Nobel Committee: Children + Education = Peace
15 Oct 2014The announcement of the shared Nobel Prize for Peace should resonate with all of us who believe that children are our future – our hope for tomorrow. While tensions between India and Pakistan are well known, and tensions between Muslims and Hindus are historic, the Norwegian Nobel Committee, in its wisdom, recognized the commonality between its 2014 Nobel Laureates for Peace: a 60-year-old Hindu man from India and a 17-year-old Muslim girl from Pakistan. [See Nobelprize.org, Thorbjørn Jagland, Chairman of the Norwegian Nobel Committee announces winners of the 2014 Nobel Prize for Peace.]

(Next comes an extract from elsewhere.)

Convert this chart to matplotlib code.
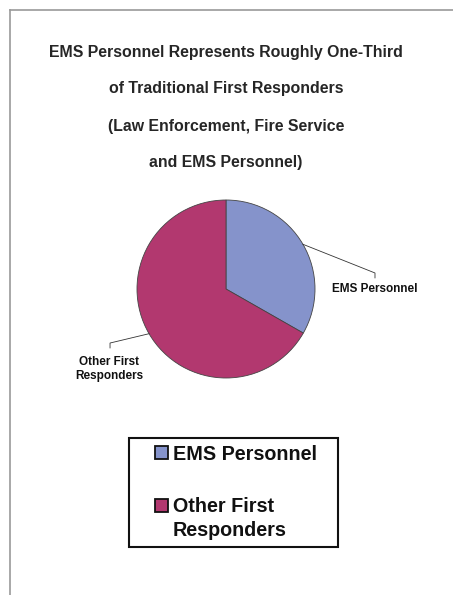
import matplotlib.pyplot as plt
from matplotlib.lines import Line2D
from matplotlib.patches import Rectangle
import numpy as np

plt.rcParams['font.family'] = ['Liberation Sans', 'DejaVu Sans']

labels = ["EMS Personnel", "Other First\nResponders"]
pie_labels = ["EMS Personnel", "Other First\nResponders"]
values = [33.25, 66.75]
colors = ["#8593CB", "#B2386F"]
title_lines = [
    "EMS Personnel Represents Roughly One-Third",
    "of Traditional First Responders",
    "(Law Enforcement, Fire Service",
    "and EMS Personnel)",
]

W, H = 453, 595
fig = plt.figure(figsize=(W / 100, H / 100), dpi=100)

def fx(px):
    return px / W

def fy(py):
    return 1 - py / H

# grey frame (top and left only)
fig.add_artist(Line2D([fx(10), 1], [fy(10), fy(10)], color="#9a9a9a", lw=1.2))
fig.add_artist(Line2D([fx(10), fx(10)], [0, fy(10)], color="#9a9a9a", lw=1.2))

# title
for line, y in zip(title_lines, [53, 89, 126, 163]):
    fig.text(fx(226), fy(y), line, ha="center", va="center",
             fontsize=11.4, fontweight="bold", color="#262626")

# pie
cx, cy, r = 226, 289, 89
ax = fig.add_axes([fx(cx - r), fy(cy + r), 2 * r / W, 2 * r / H])
wedges, _ = ax.pie(values, colors=colors, startangle=90, counterclock=False,
                   wedgeprops=dict(edgecolor="#444444", linewidth=0.6))
ax.set_xlim(-1, 1)
ax.set_ylim(-1, 1)
ax.set_aspect("equal")

# leader lines + labels
elbows = [(1.674, 0.18), (-1.303, -0.607)]
drops = [0.055, 0.055]
text_pos = [(1.674, 0.0), (-1.315, -0.90)]
for w, lab, (ex, ey), d, (tx, ty) in zip(wedges, pie_labels, elbows, drops, text_pos):
    mid = np.deg2rad((w.theta1 + w.theta2) / 2)
    sx, sy = np.cos(mid), np.sin(mid)
    ax.plot([sx, ex, ex], [sy, ey, ey - d], color="#333333", lw=0.6, clip_on=False)
    ax.text(tx, ty, lab, ha="center", va="center", fontsize=8.5,
            fontweight="bold", color="#111111", linespacing=1.15, clip_on=False)

# legend box, drawn by hand to match the spacing
fig.add_artist(Rectangle((fx(129), fy(547)), fx(338) - fx(129), fy(438) - fy(547),
                         transform=fig.transFigure, facecolor="white",
                         edgecolor="#111111", lw=1.5))
entry_y = [452, 505]
for c, lab, y in zip(colors, labels, entry_y):
    fig.add_artist(Rectangle((fx(155), fy(y + 6.5)), 13 / W, 13 / H,
                             transform=fig.transFigure, facecolor=c,
                             edgecolor="#111111", lw=1.3))
    fig.text(fx(173), fy(y - 7.5), lab, ha="left", va="top", fontsize=14.2,
             fontweight="bold", color="#111111", linespacing=1.27,
             transform=fig.transFigure)

fig.savefig("out.png", dpi=100)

Kalash Satyarthi, of India, has devoted himself to ending child labor through peaceful efforts since 1980, when he left his work as an electrical engineer to form his organization, Bachpan Bachao Andolan. In the ensuing years, the number of child laborers has reduced worldwide by nearly 80 million, but he is restless to do more. [See Kailash Satyarthi: The Tireless, Unlikely and Accessible Nobel Peace Prize Winner by Ben Doherty, The Guardian, 12.Oct.2014.] In the announcement, Thorbjørn Jagland, Chairman of the Norwegian Nobel Committee, made a point of stating, “Children must go to school – not be exploited.”
And this brings us to the other winner of the 2014 Nobel Prize for Peace. The youngest person to ever receive the distinction is 17-year-old Malala Yousafzay, of Pakistan. Malala just wanted to go to school, but she nearly paid with her life at the hands of the Taliban for making her desire public, and had to flee her country and undergo surgery to repair the damage made by a bullet to her brain. [See The 72 Hours that Saved Malala: Doctors Reveal for the First Time How Close She Came to Death by Nick Schifrin, ABC News via Good Morning America, 07.Oct.2013.] In preparation for Malala Day at the United Nations in July 2013, Secretary General Ban Ki-moon wrote, ” In far too many places, students like Malala and their teachers are threatened, assaulted, even killed…. Through hate-filled actions, extremists have shown what frightens them the most: a girl with a book.” [See ‘A Girl With a Book’ – Malala’s Day at the United Nations by Andrew C. Revkin, New York Times, Opinion Pages: Dot Earth,12.Jul.2013.]
The MurthyNAYAK Foundation also works to protect and advocate for the vulnerable in our society. We recognize that children are seldom able to speak out, and if they do, they are rarely heard. The attack on Malala earned her the right to be heard, and now more around the globe will listen to her passionate pleas to educate the daughters of the world. Mr. Satyarthi’s decades of work on behalf of children removes them from dangerous, exploitive labors and returns them to the classroom, and to childhood. The Nobel Committee recognizes that education for all children is critical in order for there to be understanding and, ultimately, peace.